From the first line of the listing below, retype each line up to and including the one with "0.015, 0.015, 0.015];"; pictures stay out.

Data segment:
------------------------
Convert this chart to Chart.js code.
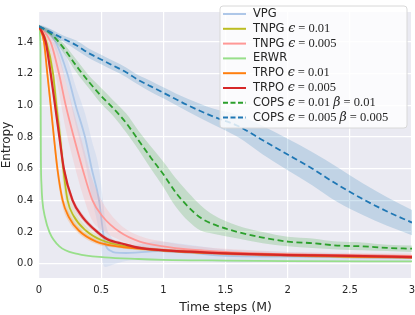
<!DOCTYPE html>
<html>
<head>
<meta charset="utf-8">
<script src="https://cdn.jsdelivr.net/npm/chart.js@4.4.1/dist/chart.umd.min.js"></script>
<style>
  html, body { margin: 0; padding: 0; background: #fff; }
</style>
</head>
<body>
<canvas id="chart" width="415" height="315"></canvas>
<script>
// tick labels
const xTicks = [0, 0.5, 1, 1.5, 2, 2.5, 3];
const yTicks = [0, 0.2, 0.4, 0.6, 0.8, 1.0, 1.2, 1.4];

// legend text (name + math part)
const legendNames = ['VPG', 'TNPG', 'TNPG', 'ERWR', 'TRPO', 'TRPO', 'COPS', 'COPS'];
const legendMath = ['', 'ϵ = 0.01', 'ϵ = 0.005', '', 'ϵ = 0.01', 'ϵ = 0.005',
                    'ϵ = 0.01 β = 0.01', 'ϵ = 0.005 β = 0.005'];

// VPG
const vpgX  = [0, 0.05, 0.134, 0.228, 0.295, 0.37, 0.424, 0.483, 0.515, 0.535, 0.58, 0.615, 0.7, 0.8, 0.95, 1.2, 1.5, 2.0, 2.5, 3.0];
const vpgY  = [1.50, 1.48, 1.40, 1.20, 1.00, 0.80, 0.60, 0.40, 0.20, 0.12, 0.08, 0.07, 0.068, 0.072, 0.08, 0.07, 0.05, 0.045, 0.04, 0.035];
const vpgSd = [0.01, 0.02, 0.05, 0.09, 0.12, 0.15, 0.18, 0.2, 0.2, 0.14, 0.09, 0.07, 0.05, 0.05, 0.06, 0.05, 0.04, 0.03, 0.025, 0.02];

// TNPG eps 0.01
const tnpg1X  = [0, 0.06, 0.113, 0.14, 0.17, 0.195, 0.23, 0.28, 0.376, 0.5, 0.7, 1.0, 1.5, 2.0, 2.5, 3.0];
const tnpg1Y  = [1.50, 1.40, 1.20, 1.00, 0.80, 0.60, 0.40, 0.30, 0.21, 0.15, 0.11, 0.085, 0.065, 0.055, 0.045, 0.04];
const tnpg1Sd = [0.01, 0.04, 0.07, 0.09, 0.1, 0.1, 0.08, 0.05, 0.03, 0.02, 0.015, 0.01, 0.01, 0.01, 0.01, 0.01];

// TNPG eps 0.005
const tnpg2X  = [0, 0.094, 0.161, 0.215, 0.28, 0.35, 0.43, 0.51, 0.65, 0.81, 1.0, 1.2, 1.4, 1.6, 2.0, 2.5, 3.0];
const tnpg2Y  = [1.50, 1.40, 1.20, 1.00, 0.80, 0.60, 0.40, 0.30, 0.20, 0.14, 0.11, 0.09, 0.08, 0.07, 0.06, 0.055, 0.05];
const tnpg2Sd = [0.01, 0.06, 0.12, 0.15, 0.16, 0.16, 0.13, 0.09, 0.05, 0.035, 0.03, 0.025, 0.02, 0.02, 0.015, 0.015, 0.015];

// ERWR
const erwrX  = [0, 0.012, 0.015, 0.02, 0.027, 0.048, 0.084, 0.164, 0.31, 0.53, 0.8, 1.0, 1.5, 2.0, 3.0];
const erwrY  = [1.50, 1.35, 0.70, 0.50, 0.40, 0.295, 0.20, 0.11, 0.062, 0.04, 0.03, 0.025, 0.02, 0.017, 0.015];
const erwrSd = [0, 0, 0, 0, 0, 0, 0, 0, 0, 0, 0, 0, 0, 0, 0];

// TRPO eps 0.01
const trpo1X  = [0, 0.04, 0.067, 0.094, 0.12, 0.148, 0.19, 0.24, 0.32, 0.46, 0.63, 1.0, 1.5, 2.0, 2.5, 3.0];
const trpo1Y  = [1.50, 1.40, 1.20, 1.00, 0.80, 0.60, 0.40, 0.295, 0.21, 0.14, 0.11, 0.085, 0.065, 0.055, 0.045, 0.04];
const trpo1Sd = [0.01, 0.03, 0.05, 0.05, 0.05, 0.05, 0.04, 0.03, 0.02, 0.015, 0.01, 0.01, 0.01, 0.01, 0.01, 0.01];

// TRPO eps 0.005
const trpo2X  = [0, 0.054, 0.094, 0.129, 0.164, 0.20, 0.27, 0.35, 0.47, 0.55, 0.68, 0.81, 1.21, 1.62, 2.0, 2.5, 3.0];
const trpo2Y  = [1.50, 1.40, 1.20, 1.00, 0.80, 0.60, 0.40, 0.295, 0.20, 0.155, 0.125, 0.10, 0.076, 0.062, 0.055, 0.05, 0.042];
const trpo2Sd = [0.01, 0.02, 0.03, 0.03, 0.03, 0.03, 0.025, 0.02, 0.015, 0.012, 0.01, 0.01, 0.01, 0.01, 0.01, 0.01, 0.01];

// COPS eps 0.01 beta 0.01
const cops1X  = [0, 0.1, 0.2, 0.3, 0.4, 0.5, 0.6, 0.7, 0.8, 0.9, 1.0, 1.1, 1.2, 1.3, 1.4, 1.6, 1.8, 2.0, 2.2, 2.4, 2.6, 2.8, 3.0];
const cops1Y  = [1.50, 1.45, 1.36, 1.25, 1.15, 1.06, 0.98, 0.89, 0.78, 0.67, 0.565, 0.45, 0.36, 0.29, 0.25, 0.20, 0.165, 0.14, 0.13, 0.115, 0.11, 0.10, 0.095];
const cops1Sd = [0.01, 0.02, 0.03, 0.04, 0.04, 0.05, 0.05, 0.06, 0.06, 0.07, 0.08, 0.09, 0.09, 0.08, 0.06, 0.04, 0.035, 0.03, 0.03, 0.025, 0.025, 0.02, 0.02];

// COPS eps 0.005 beta 0.005
const cops2X  = [0, 0.1, 0.2, 0.3, 0.4, 0.5, 0.6, 0.7, 0.8, 0.9, 1.0, 1.2, 1.4, 1.6, 1.8, 2.0, 2.2, 2.4, 2.6, 2.8, 3.0];
const cops2Y  = [1.50, 1.46, 1.42, 1.38, 1.33, 1.29, 1.25, 1.21, 1.16, 1.12, 1.08, 1.00, 0.93, 0.87, 0.78, 0.69, 0.60, 0.50, 0.41, 0.33, 0.26];
const cops2Sd = [0.01, 0.02, 0.02, 0.03, 0.03, 0.03, 0.03, 0.03, 0.03, 0.035, 0.035, 0.04, 0.05, 0.07, 0.09, 0.10, 0.105, 0.11, 0.10, 0.09, 0.08];

const series = [
  { x: vpgX,   y: vpgY,   sd: vpgSd,   color: '#aec7e8', band: 'rgba(174,199,232,0.28)', dash: [] },
  { x: tnpg1X, y: tnpg1Y, sd: tnpg1Sd, color: '#bcbd22', band: 'rgba(188,189,34,0.16)',  dash: [] },
  { x: tnpg2X, y: tnpg2Y, sd: tnpg2Sd, color: '#ff9896', band: 'rgba(255,152,150,0.2)',  dash: [] },
  { x: erwrX,  y: erwrY,  sd: erwrSd,  color: '#98df8a', band: 'rgba(152,223,138,0.2)',  dash: [] },
  { x: trpo1X, y: trpo1Y, sd: trpo1Sd, color: '#ff7f0e', band: 'rgba(255,127,14,0.2)',   dash: [] },
  { x: trpo2X, y: trpo2Y, sd: trpo2Sd, color: '#d62728', band: 'rgba(214,39,40,0.2)',    dash: [] },
  { x: cops1X, y: cops1Y, sd: cops1Sd, color: '#2ca02c', band: 'rgba(44,160,44,0.2)',    dash: [6, 3.5] },
  { x: cops2X, y: cops2Y, sd: cops2Sd, color: '#1f77b4', band: 'rgba(31,119,180,0.2)',   dash: [6, 3.5] }
];

const datasets = [];
series.forEach((s, i) => {
  const ord = 100 - i * 10;
  datasets.push({
    data: s.x.map((v, k) => ({ x: v, y: s.y[k] - s.sd[k] })),
    borderWidth: 0, pointRadius: 0, fill: false, order: ord + 5,
    cubicInterpolationMode: 'monotone'
  });
  datasets.push({
    data: s.x.map((v, k) => ({ x: v, y: s.y[k] + s.sd[k] })),
    borderWidth: 0, pointRadius: 0, fill: '-1', backgroundColor: s.band, order: ord + 5,
    cubicInterpolationMode: 'monotone'
  });
  datasets.push({
    data: s.x.map((v, k) => ({ x: v, y: s.y[k] })),
    borderColor: s.color, borderWidth: i === 5 ? 2.2 : 1.8, borderDash: s.dash,
    pointRadius: 0, fill: false, order: ord,
    cubicInterpolationMode: 'monotone'
  });
});

const bgPlugin = {
  id: 'bg',
  beforeDraw(chart) {
    const { ctx, chartArea: a } = chart;
    ctx.save();
    ctx.fillStyle = '#eaeaf2';
    ctx.fillRect(a.left, a.top, a.right - a.left, a.bottom - a.top);
    ctx.restore();
  }
};

const legendPlugin = {
  id: 'boxLegend',
  afterDraw(chart) {
    const ctx = chart.ctx;
    const bx = 220, by = 6, bw = 187, bh = 122, rowH = 14.8;
    ctx.save();
    ctx.beginPath();
    ctx.roundRect(bx, by, bw, bh, 3);
    ctx.fillStyle = 'rgba(255,255,255,0.8)';
    ctx.fill();
    ctx.strokeStyle = '#d8d8d8';
    ctx.lineWidth = 1;
    ctx.stroke();
    ctx.textBaseline = 'middle';
    series.forEach((s, i) => {
      const cy = by + 8 + i * rowH;
      ctx.beginPath();
      ctx.setLineDash(s.dash.length ? [5, 2.5] : []);
      ctx.strokeStyle = s.color;
      ctx.lineWidth = 2;
      ctx.moveTo(223, cy);
      ctx.lineTo(246, cy);
      ctx.stroke();
      ctx.setLineDash([]);
      ctx.fillStyle = '#262626';
      ctx.font = '11.5px "DejaVu Sans"';
      let tx = 253;
      ctx.fillText(legendNames[i], tx, cy);
      tx += ctx.measureText(legendNames[i] + ' ').width;
      for (const ch of legendMath[i]) {
        ctx.font = /[ϵβ]/.test(ch) ? 'italic 12.5px "DejaVu Serif"' : '12.5px "Liberation Serif"';
        ctx.fillText(ch, tx, cy);
        tx += ctx.measureText(ch).width;
      }
    });
    ctx.restore();
  }
};

new Chart(document.getElementById('chart'), {
  type: 'line',
  data: { datasets: datasets },
  options: {
    responsive: false,
    animation: false,
    layout: { padding: { top: 1, right: 3, left: 0, bottom: 0 } },
    plugins: { legend: { display: false }, tooltip: { enabled: false } },
    scales: {
      x: {
        type: 'linear', min: 0, max: 3,
        afterBuildTicks: s => { s.ticks = xTicks.map(v => ({ value: v })); },
        afterFit: s => { s.height = 37; s.paddingLeft = 0; s.paddingRight = 0; },
        grid: { color: '#ffffff', lineWidth: 1.2, drawTicks: false },
        border: { display: false },
        ticks: { padding: 6, color: '#262626', font: { family: 'DejaVu Sans', size: 10 }, callback: v => String(v) },
        title: { display: true, text: 'Time steps (M)', color: '#262626', font: { family: 'DejaVu Sans', size: 12.5 }, padding: { top: 0, bottom: 0 } }
      },
      y: {
        min: -0.09, max: 1.59,
        afterBuildTicks: s => { s.ticks = yTicks.map(v => ({ value: v })); },
        afterFit: s => { s.width = 39; },
        grid: { color: '#ffffff', lineWidth: 1.2, drawTicks: false },
        border: { display: false },
        ticks: { padding: 6, color: '#262626', font: { family: 'DejaVu Sans', size: 10 }, callback: v => v.toFixed(1) },
        title: { display: true, text: 'Entropy', color: '#262626', font: { family: 'DejaVu Sans', size: 12 }, padding: { top: 0, bottom: 0 } }
      }
    }
  },
  plugins: [bgPlugin, legendPlugin]
});
</script>
</body>
</html>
------------------------
Response to this exercise:
Convert this chart to Chart.js code.
<!DOCTYPE html>
<html>
<head>
<meta charset="utf-8">
<script src="https://cdn.jsdelivr.net/npm/chart.js@4.4.1/dist/chart.umd.min.js"></script>
<style>
  html, body { margin: 0; padding: 0; background: #fff; }
</style>
</head>
<body>
<canvas id="chart" width="415" height="315"></canvas>
<script>
// tick labels
const xTicks = [0, 0.5, 1, 1.5, 2, 2.5, 3];
const yTicks = [0, 0.2, 0.4, 0.6, 0.8, 1.0, 1.2, 1.4];

// legend text (name + math part)
const legendNames = ['VPG', 'TNPG', 'TNPG', 'ERWR', 'TRPO', 'TRPO', 'COPS', 'COPS'];
const legendMath = ['', 'ϵ = 0.01', 'ϵ = 0.005', '', 'ϵ = 0.01', 'ϵ = 0.005',
                    'ϵ = 0.01 β = 0.01', 'ϵ = 0.005 β = 0.005'];

// VPG
const vpgX  = [0, 0.05, 0.134, 0.228, 0.295, 0.37, 0.424, 0.483, 0.515, 0.535, 0.58, 0.615, 0.7, 0.8, 0.95, 1.2, 1.5, 2.0, 2.5, 3.0];
const vpgY  = [1.50, 1.48, 1.40, 1.20, 1.00, 0.80, 0.60, 0.40, 0.20, 0.12, 0.08, 0.07, 0.068, 0.072, 0.08, 0.07, 0.05, 0.045, 0.04, 0.035];
const vpgSd = [0.01, 0.02, 0.05, 0.09, 0.12, 0.15, 0.18, 0.2, 0.2, 0.14, 0.09, 0.07, 0.05, 0.05, 0.06, 0.05, 0.04, 0.03, 0.025, 0.02];

// TNPG eps 0.01
const tnpg1X  = [0, 0.06, 0.113, 0.14, 0.17, 0.195, 0.23, 0.28, 0.376, 0.5, 0.7, 1.0, 1.5, 2.0, 2.5, 3.0];
const tnpg1Y  = [1.50, 1.40, 1.20, 1.00, 0.80, 0.60, 0.40, 0.30, 0.21, 0.15, 0.11, 0.085, 0.065, 0.055, 0.045, 0.04];
const tnpg1Sd = [0.01, 0.04, 0.07, 0.09, 0.1, 0.1, 0.08, 0.05, 0.03, 0.02, 0.015, 0.01, 0.01, 0.01, 0.01, 0.01];

// TNPG eps 0.005
const tnpg2X  = [0, 0.094, 0.161, 0.215, 0.28, 0.35, 0.43, 0.51, 0.65, 0.81, 1.0, 1.2, 1.4, 1.6, 2.0, 2.5, 3.0];
const tnpg2Y  = [1.50, 1.40, 1.20, 1.00, 0.80, 0.60, 0.40, 0.30, 0.20, 0.14, 0.11, 0.09, 0.08, 0.07, 0.06, 0.055, 0.05];
const tnpg2Sd = [0.01, 0.06, 0.12, 0.15, 0.16, 0.16, 0.13, 0.09, 0.05, 0.035, 0.03, 0.025, 0.02, 0.02, 0.015, 0.015, 0.015];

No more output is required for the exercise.